Use ERROR INTO with the name of a stream, which must already exist. This sets up an Error Port for this operator, which is much like a local catch mechanism for errors from this operator.

See Using Error Ports and Error Streams for a discussion of StreamBase error handling mechanisms.

Discussion

SELECT is used to retrieve events from an unwindowed stream, one or two windowed streams, a materialized window, or a table. A SELECT statement includes required subclauses. There are two forms of the FROM clause: the first identifies the streams, materialized window or table from which the events are extracted. The second form (FROM PATTERN) identifies one or more streams in which events satisfy a specified pattern. The optional WHERE subclause adds additional restrictions to the SELECT result, such as a range of values or a limit to the number of events received. A SELECT statement can also include nested SELECT statements (also called subqueries).

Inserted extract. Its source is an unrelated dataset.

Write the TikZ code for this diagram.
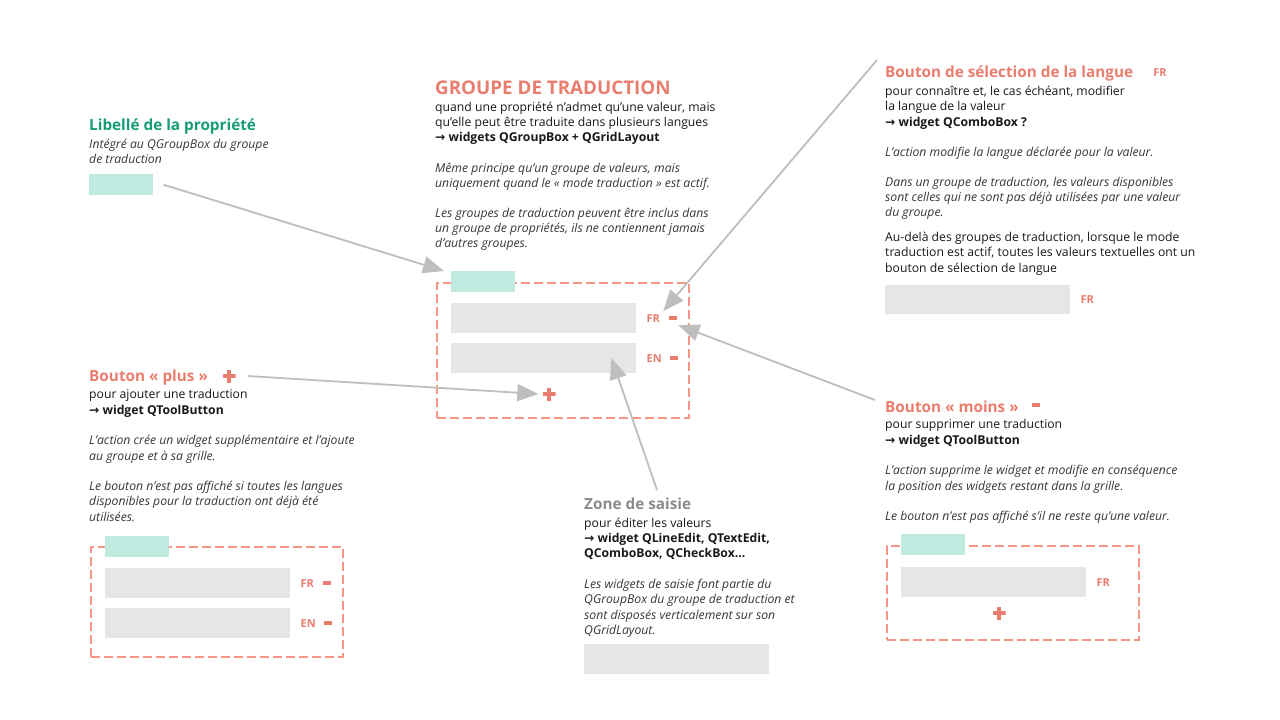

A target_list_entry is a rule that expands to a value that will be included in each row of the result set. An entry can be extracted from an event present on a stream, from an event in a materialized window, from a row in a table, or from the return from a StreamBase function or expression. You can use wildcards in expressions. If a function or expression is used to generate a value, a field_alias must be specified; if a wildcard expression is used, a wildcard target must be specified.

If the target list includes values derived from aggregate functions, the FROM clause must specify a windowed stream, materialized window, or a table. If the target list of a SELECT statement run against a windowed stream includes event field values, simple function values or scalar expressions, and values derived from aggregate functions, each of the non-aggregate values must be listed in the GROUP BY clause.

When a target_list_entry is an aggregate function applied to a window definition, for example, the openval function, the syntax varies depending on whether the window was defined in a separate CREATE WINDOW statement or listed with the stream identifier in the FROM clause. If a CREATE WINDOW statement is used, then the window identifier is included as a parameter: openval(window_identifier). If the window specification is included within the FROM clause, it does not have a window identifier. In this case, a parameter is not required to invoke the openval() function.

When you use the first (non-PATTERN) form of the FROM clause to extract values from an unwindowed stream, the FROM clause includes only one unwindowed stream event source. If the event source is a windowed stream, the FROM clause includes a stream and window specification. To access a materialized window, the FROM clause must include a stream event source and a materialized window event source, and when accessing a table, the FROM clause must include a stream event source and a table event source. Finally, when performing an event based join, the FROM clause must include two windowed streams.

With a materialized window or table read, one or more field values from each event on the incoming stream are used to select rows from the window or table. Consequently, the SELECT statement can return a result set containing content from multiple window or table entries.

The FROM PATTERN clause must also contain a WITHIN subclause. This subclause defines a window within which the pattern is to be detected, so that the operation is finite and guaranteed to terminate. The window can be either time-based or value-based:

Time

The window will be managed and evaluated based on the passage of time. For example, an event containing the query result may be emitted and the window closed when a specified time has elapsed, followed by the arrival of a new event. For example, in this clause, the pattern query will compare the two input streams shown over a period of one day:

FROM PATTERN (SoldInput THEN BoughtInput) WITHIN 86400 TIME
Value

The query window closes when the range of values compared in a specified field exceeds a specified limit. The order field must be a numeric or timestamp field. For example, in this clause the query evaluates the id field in both input streams. The window closes and query results are output when input on the first stream is followed by input on the second stream, and the second stream's id is within 2 of the first stream's id:

FROM PATTERN (SoldInput THEN BoughtInput) WITHIN 2 ON id

If the WHERE clause is omitted from the SELECT statement, all events or rows are selected from the stream, materialized window, or table.

The HAVING clause is only valid when a SELECT statement is run against a windowed stream.

The ORDER BY field_identifier entries are the stream fields or table columns to use in ordering the result set. The optional LIMIT clause restricts the size of the result set. Note that the LIMIT clause must be used in conjunction with the ORDER BY clause.

Use the FOREACH clause to iterate over the elements of a list field, outputting one tuple for each element in listfield. When using FOREACH, you must specify listfield, a field of type list in the incoming tuple, and must specify a name for a field, field_identifier_foreach, that will be prepended to each outgoing tuple. The incoming tuple is resolved into multiple outgoing tuples, one per element of listfield. The schema of each outgoing tuple is the same as the incoming tuple, but with field_identifier_foreach prepended. The prepended field has the same data type as the list element type of listfield. The prepended field is populated with each element of listfield, in list order, one per outgoing tuple.

The following example outputs one tuple for each element of field prices, which has data type list(double). This statement sends to stream OutStream one tuple for each element in the prices field, with an extra field, eachprice, prepended.

SELECT * FROM InStream
  FOREACH prices AS eachprice
  INTO OutStream;

The return from a SELECT statement must be captured into a stream. The CREATE STREAM Statement statement (or possibly a CREATE OUTPUT STREAM Statement statement) can be combined with an embedded SELECT statement or written as separate statements, as the following fragments illustrate.

CREATE STREAM stream_idenfifier AS
  SELECT ...;

Or

CREATE STREAM stream_identifier;
SELECT ... INTO stream_identifier;